On 01.03.24 22:47, Matthew Wilcox (Oracle) wrote:
Oscar and I have been exchanging a bit of email recently about the
bug reported here:
https://lore.kernel.org/all/ZXNhGsX32y19a2Xv@xxxxxxxxxxxxxxxxxxxx
I've come to the conclusion that folio_test_hugetlb() is just too fragile
as it can give both false positives and false negatives, as well as
resulting in the above bug. With this patch series, it becomes a lot
more robust. In the memory-failure case, we always hold the hugetlb_lock
so it's perfectly reliable. In the compaction caase, it's unreliable, but
the failures are acceptable and we recheck after taking the hugetlb_lock.

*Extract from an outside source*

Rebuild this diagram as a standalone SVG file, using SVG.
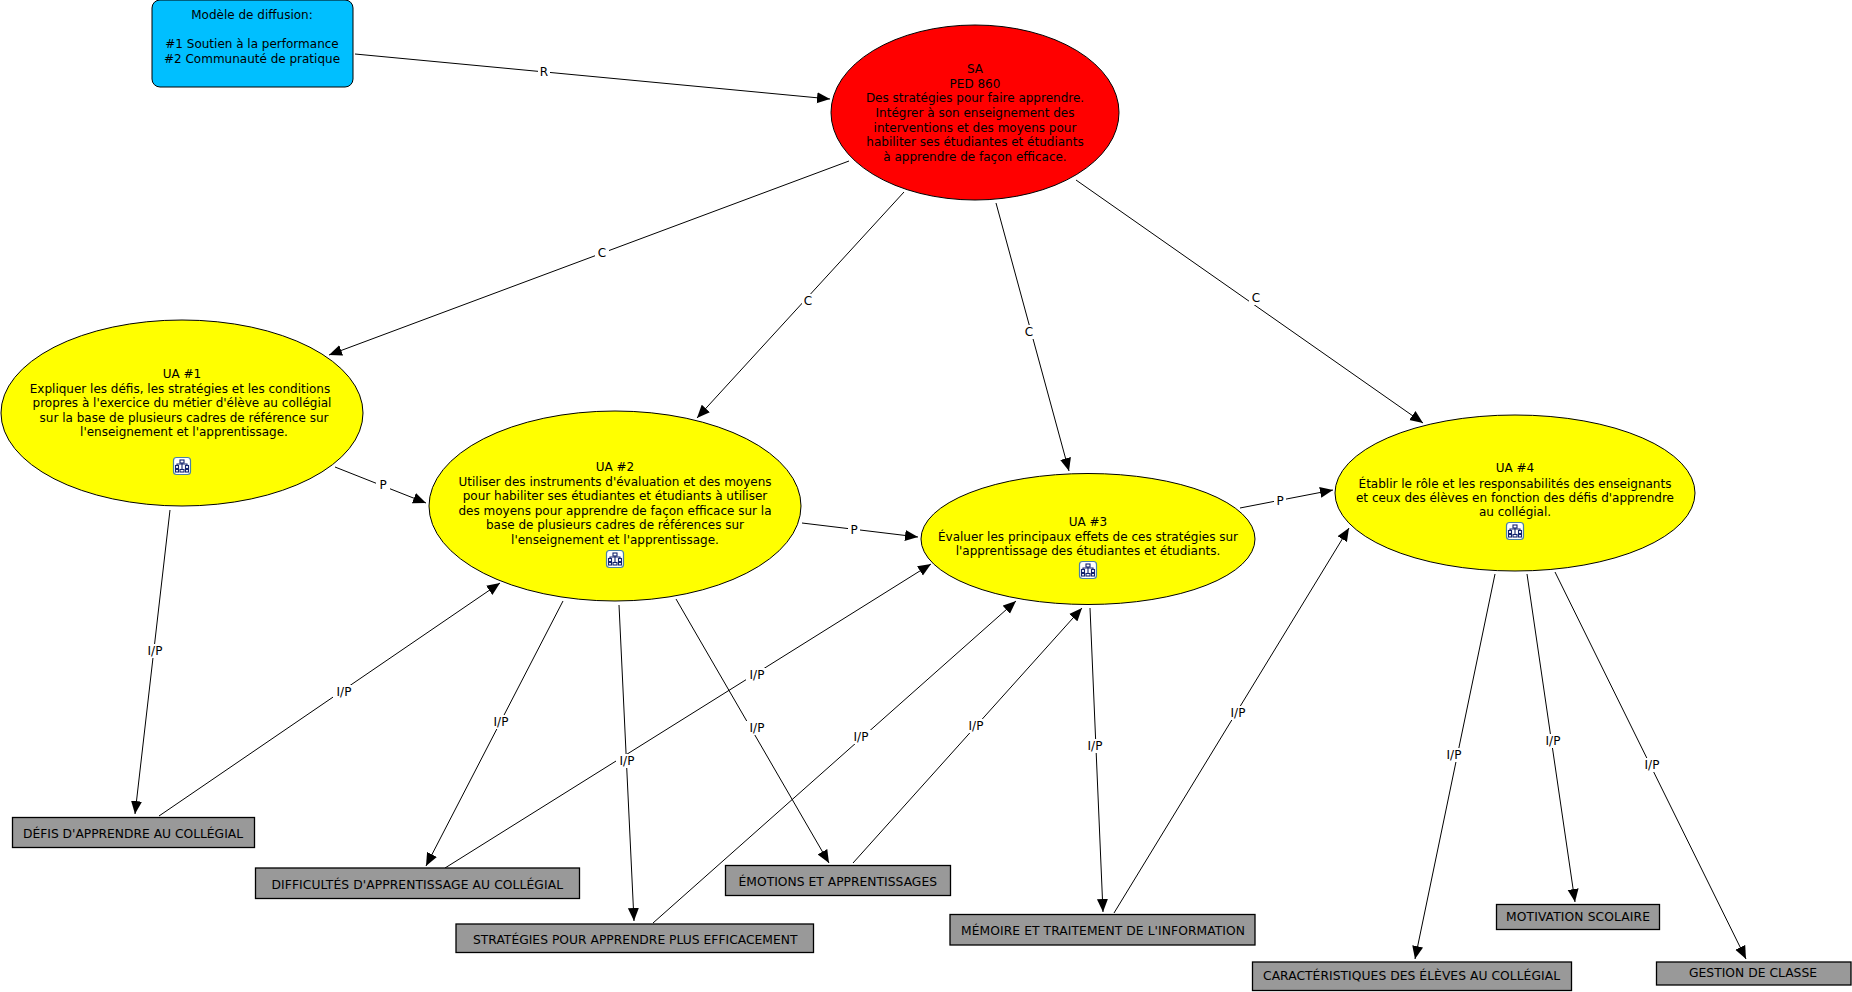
<svg xmlns="http://www.w3.org/2000/svg" width="1852" height="992" viewBox="0 0 1852 992">
<style>
text{font-family:"DejaVu Sans",Verdana,sans-serif;font-size:12px;fill:#000;text-anchor:middle}
.u{font-size:12.300px;text-anchor:start}
.g{fill:#999;stroke:#000;stroke-width:1.300}
.y{fill:#ff0;stroke:#000;stroke-width:1}
.c line{stroke:#000;stroke-width:1;marker-end:url(#a)}
.l rect{fill:#fff}
</style>
<defs>
<marker id="a" markerUnits="userSpaceOnUse" markerWidth="14" markerHeight="12" refX="13" refY="6" orient="auto"><path d="M0 .5L13 6L0 11.500Z" fill="#000"/></marker>
<g id="i"><rect x="-8.500" y="-8.500" width="17" height="17" rx="3" fill="#fff" stroke="#4a80a8" stroke-width="1.200"/><g fill="none" stroke="#14246e" stroke-width="1.100"><rect x="-2" y="-6" width="4" height="3"/><rect x="-6.500" y="-.5" width="3" height="3"/><rect x="3.500" y="-.5" width="3" height="3"/><rect x="-6.500" y="3.500" width="3" height="2.500"/><rect x="-2" y="3.500" width="4" height="2.500"/><rect x="3.500" y="3.500" width="3" height="2.500"/><path d="M0-3V3.500M-5-.5V-2H5V-.5"/></g></g>
</defs>
<g id="connectors" class="c">
<line x1="355" y1="54" x2="830" y2="99"/>
<line x1="849" y1="161" x2="329" y2="355"/>
<line x1="904" y1="192" x2="697" y2="418"/>
<line x1="996" y1="203" x2="1069" y2="471"/>
<line x1="1076" y1="180" x2="1423" y2="423"/>
<line x1="335" y1="467" x2="426" y2="503"/>
<line x1="802" y1="523" x2="918" y2="537"/>
<line x1="1240" y1="508" x2="1333" y2="490"/>
<line x1="170" y1="510" x2="135" y2="814"/>
<line x1="159" y1="816" x2="500" y2="583"/>
<line x1="563" y1="601" x2="426" y2="866"/>
<line x1="445" y1="868" x2="931" y2="564"/>
<line x1="619" y1="605" x2="634" y2="921"/>
<line x1="653" y1="923" x2="1016" y2="601"/>
<line x1="676" y1="599" x2="829" y2="863"/>
<line x1="853" y1="863" x2="1082" y2="608"/>
<line x1="1090" y1="608" x2="1103" y2="912"/>
<line x1="1114" y1="913" x2="1349" y2="528"/>
<line x1="1495" y1="574" x2="1415" y2="959"/>
<line x1="1527" y1="574" x2="1575" y2="902"/>
<line x1="1555" y1="572" x2="1746" y2="959"/>
</g>
<g id="connector-labels" class="l">
<rect x="538" y="65" width="12" height="14"/><text x="544" y="76">R</text>
<rect x="595" y="246" width="14" height="14"/><text x="602" y="257">C</text>
<rect x="802" y="294" width="12" height="14"/><text x="808" y="305">C</text>
<rect x="1023" y="325" width="12" height="14"/><text x="1029" y="336">C</text>
<rect x="1249" y="291" width="14" height="14"/><text x="1256" y="302">C</text>
<rect x="376" y="478" width="14" height="14"/><text x="383" y="489">P</text>
<rect x="848" y="523" width="12" height="14"/><text x="854" y="534">P</text>
<rect x="1274" y="494" width="12" height="14"/><text x="1280" y="505">P</text>
<rect x="144" y="644" width="22" height="14"/><text x="155" y="655">I/P</text>
<rect x="333" y="685" width="22" height="14"/><text x="344" y="696">I/P</text>
<rect x="490" y="715" width="22" height="14"/><text x="501" y="726">I/P</text>
<rect x="746" y="668" width="22" height="14"/><text x="757" y="679">I/P</text>
<rect x="616" y="754" width="22" height="14"/><text x="627" y="765">I/P</text>
<rect x="850" y="730" width="22" height="14"/><text x="861" y="741">I/P</text>
<rect x="746" y="721" width="22" height="14"/><text x="757" y="732">I/P</text>
<rect x="965" y="719" width="22" height="14"/><text x="976" y="730">I/P</text>
<rect x="1084" y="739" width="22" height="14"/><text x="1095" y="750">I/P</text>
<rect x="1227" y="706" width="22" height="14"/><text x="1238" y="717">I/P</text>
<rect x="1443" y="748" width="22" height="14"/><text x="1454" y="759">I/P</text>
<rect x="1542" y="734" width="22" height="14"/><text x="1553" y="745">I/P</text>
<rect x="1641" y="758" width="22" height="14"/><text x="1652" y="769">I/P</text>
</g>
<g id="modele"><rect x="152" y="0" width="201" height="87" rx="8" fill="#00bfff" stroke="#000" stroke-width="1"/>
<text x="252" y="19">Modèle de diffusion:</text><text x="252" y="48">#1 Soutien à la performance</text><text x="252" y="63">#2 Communauté de pratique</text></g>
<g id="sa"><ellipse cx="975" cy="112.500" rx="144" ry="87.500" fill="#f00" stroke="#000" stroke-width="1"/>
<text x="975" y="73">SA</text><text x="975" y="87.500">PED 860</text><text x="975" y="102">Des stratégies pour faire apprendre.</text><text x="975" y="117">Intégrer à son enseignement des</text><text x="975" y="131.500">interventions et des moyens pour</text><text x="975" y="146">habiliter ses étudiantes et étudiants</text><text x="975" y="160.500">à apprendre de façon efficace.</text></g>
<g id="ua1"><ellipse class="y" cx="182" cy="413" rx="181" ry="93"/>
<text x="182" y="378">UA #1</text><text x="180" y="392.500">Expliquer les défis, les stratégies et les conditions</text><text x="182" y="407">propres à l'exercice du métier d'élève au collégial</text><text x="184" y="421.500">sur la base de plusieurs cadres de référence sur</text><text x="184" y="436">l'enseignement et l'apprentissage.</text><use href="#i" x="182" y="466"/></g>
<g id="ua2"><ellipse class="y" cx="615" cy="506" rx="186" ry="95"/>
<text x="615" y="471">UA #2</text><text x="615" y="485.500">Utiliser des instruments d'évaluation et des moyens</text><text x="615" y="500">pour habiliter ses étudiantes et étudiants à utiliser</text><text x="615" y="514.500">des moyens pour apprendre de façon efficace sur la</text><text x="615" y="529">base de plusieurs cadres de références sur</text><text x="615" y="543.500">l'enseignement et l'apprentissage.</text><use href="#i" x="615" y="559"/></g>
<g id="ua3"><ellipse class="y" cx="1088" cy="539" rx="167" ry="65.500"/>
<text x="1088" y="526">UA #3</text><text x="1088" y="540.500">Évaluer les principaux effets de ces stratégies sur</text><text x="1088" y="555">l'apprentissage des étudiantes et étudiants.</text><use href="#i" x="1088" y="570"/></g>
<g id="ua4"><ellipse class="y" cx="1515" cy="493" rx="180" ry="78"/>
<text x="1515" y="472">UA #4</text><text x="1515" y="487.500">Établir le rôle et les responsabilités des enseignants</text><text x="1515" y="502">et ceux des élèves en fonction des défis d'apprendre</text><text x="1515" y="516">au collégial.</text><use href="#i" x="1515" y="531"/></g>
<g id="defis"><rect class="g" x="12.500" y="817.500" width="242" height="30"/><text class="u" x="23" y="838" textLength="220" lengthAdjust="spacing">DÉFIS D'APPRENDRE AU COLLÉGIAL</text></g>
<g id="difficultes"><rect class="g" x="255.500" y="868" width="324" height="30.500"/><text class="u" x="271.500" y="889" textLength="291.500" lengthAdjust="spacing">DIFFICULTÉS D'APPRENTISSAGE AU COLLÉGIAL</text></g>
<g id="strategies"><rect class="g" x="456" y="924" width="357.500" height="28.500"/><text class="u" x="473" y="944" textLength="324.500" lengthAdjust="spacing">STRATÉGIES POUR APPRENDRE PLUS EFFICACEMENT</text></g>
<g id="emotions"><rect class="g" x="725.500" y="865.500" width="225" height="30"/><text class="u" x="738.500" y="886" textLength="198.500" lengthAdjust="spacing">ÉMOTIONS ET APPRENTISSAGES</text></g>
<g id="memoire"><rect class="g" x="950" y="914.500" width="305" height="30.500"/><text class="u" x="961" y="934.500" textLength="284" lengthAdjust="spacing">MÉMOIRE ET TRAITEMENT DE L'INFORMATION</text></g>
<g id="caracteristiques"><rect class="g" x="1252.500" y="962" width="319" height="28.500"/><text class="u" x="1263" y="980" textLength="297" lengthAdjust="spacing">CARACTÉRISTIQUES DES ÉLÈVES AU COLLÉGIAL</text></g>
<g id="motivation"><rect class="g" x="1496.500" y="904.500" width="163" height="25"/><text class="u" x="1506" y="921" textLength="144" lengthAdjust="spacing">MOTIVATION SCOLAIRE</text></g>
<g id="gestion"><rect class="g" x="1656.500" y="962" width="194.500" height="23"/><text class="u" x="1689" y="977" textLength="128" lengthAdjust="spacing">GESTION DE CLASSE</text></g>
</svg>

The cost of this reliability is that we now consume the word I recently
freed in folio->page[1]. I think this is acceptable; we've still gained
a completely reliable folio_test_hugetlb() (which we didn't have before
I started messing around with the folio dtors). Non-hugetlb users
can use large_id as a pointer to something else entirely, or even as a
non-pointer, as long as they can guarantee it can't conflict (ie don't
use it as a bitfield).
That probably means that we have to always set the lowest bit to use it
for something else, or use another bit.
I was wondering if
a) We could move that to another subpage. In hugetlb folios we have
plenty of space for such things. I guess we'd have be able to detect the
folio size without holding a reference, to make sure we can touch
another subpage.
b) We could overload _nr_pages_mapped. We'd effectively have to steal
one bit from _nr_pages_mapped to make this work.
Maybe what works is using the existing mechanism (hugetlb flag), and
then storing the pointer in __nr_pages_mapped.
So depending on the hugetlb flag, we can interpret __nr_pages_mapped
either as the pointer or as the old variant.
Mostly only folio_large_is_mapped() would need care for now, to ignore
_nr_pages_mapped if the hugetlb flag is set.
--
Cheers,
David / dhildenb